O dever de amparo nos anos de velhice

O Direito é uma arte do bom e do justo (“jus est ars boni et aequi”) e um conjunto de normas cogentes ou um complexo de regras de comportamento. É a expressão formal da vida comum em sociedade e, assim sendo, abarca também valores prevalentes da vida cristã de família e da comunidade. 

A família é o núcleo da vida cristã e núcleo da vida em sociedade, foco de direitos e deveres sujeitos à regulação e coerção do Estado, por vias constitucionais e legais. 

O Papa Francisco chama a nossa atenção, em seu pontificado, à “cultura do descarte”, uma cultura que se fortalece não só por causa de um apego a coisas materiais, mas de um desapego das pessoas que nos circundam. E essa cultura se soma a uma excessiva ineficácia de regras de comportamento, entre as quais a proteção da vida dos idosos contra a violência, além de uma violação constante do dever de amparar os idosos na velhice ou do consequente desrespeito aos direitos dos idosos de serem amparados por seus filhos, pela comunidade e pela sociedade. 

Esse dever de amparo é cristão, moral e, também, jurídico.

Não se deveria depender de previsões constitucionais ou legais para proteger os idosos de ações ou omissões que lhes provocam sofrimentos físicos ou psicológicos, danos e até mesmo a morte. Como filhos, prevalece nosso dever de amparo do filho em relação ao pai, o qual se inspira no quarto mandamento. 

Esse dever, constitucional e legalmente formalizado, tem a força coercitiva e de supervisão do Estado, e dele decorre uma série de responsabilidades que vão de uma ajuda material a um sustento moral, em anos de velhice. 

Não se trata somente de dever dos filhos, pois essa responsabilidade é, antes de tudo, familiar, mas, ao mesmo tempo, não se restringe à família, com sua exigência de uma conduta de toda a comunidade. E recai também sobre o próprio Estado, que deve ser provedor do mínimo sustento e da adequada proteção aos idosos, quando a família, em sua realidade concreta, não apresenta condições de fazê-lo. 

Nota-se, portanto, que o Direito trata de aspectos pertinentes a relações humanas, permeadas de valores de uma sociedade que traz o primado familiar como base da ordem social brasileira. 
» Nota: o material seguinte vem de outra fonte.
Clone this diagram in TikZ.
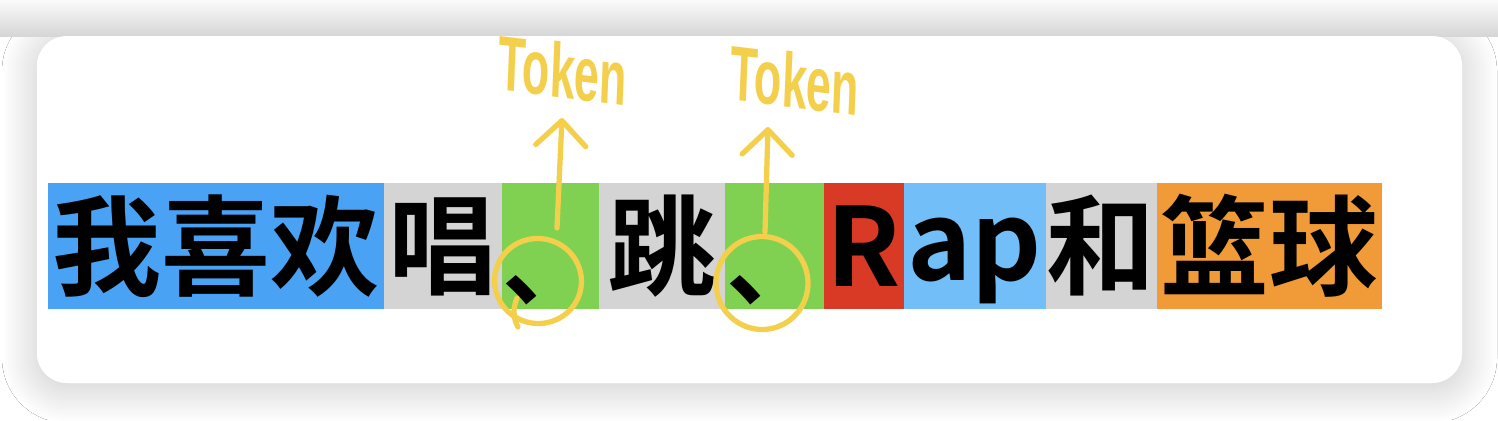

A família vem inserida em um conjunto de determinações constitucionais e legais no dever de os filhos ampararem os pais ou de os mais jovens ampararem os mais velhos, em situações de carência, enfermidade e velhice, de forma análoga àquela exigida dos pais no amparo aos menores. São disciplinados formalmente e devem ser efetivos os direitos dos idosos de participação na comunidade, de defesa de sua dignidade e de seu bem-estar, preferencialmente em seus próprios lares, e de sua inviolável e irrenunciável vida.

O fundamento constitucional se soma, nesse contexto, a uma detalhada previsão de normas infralegais – o Código Civil, com suas previsões de alimentos e curadoria, o Código Penal, com a criminalização de condutas de discriminação, retardamento de assistência à saúde, negação de acolhimento e permanência, o Estatuto do Idoso, com todo o detalhamento dos direitos dos idosos e das infrações contra sua proteção, as Políticas Nacionais do Idoso, com seu regramento sobre família, envelhecimento e assistência e o Código de Defesa do Consumidor, entre outros, com a defesa do idoso em sua vulnerabilidade e hipossuficiência. 

São anos e anos de contribuição à construção da sociedade; portanto, as normas de proteção deveriam ser suficientes para garantir aos idosos uma mínima condição de dignidade, sustento e os meios suficientes para a vida; se não o são, hão de prevalecer o bom senso e a busca constante de melhor compreensão e efetividade de todo esse arcabouço normativo para que seja eficaz o combate à “cultura do descarte”, fomentadora de situações de exclusão e violência contra os idosos.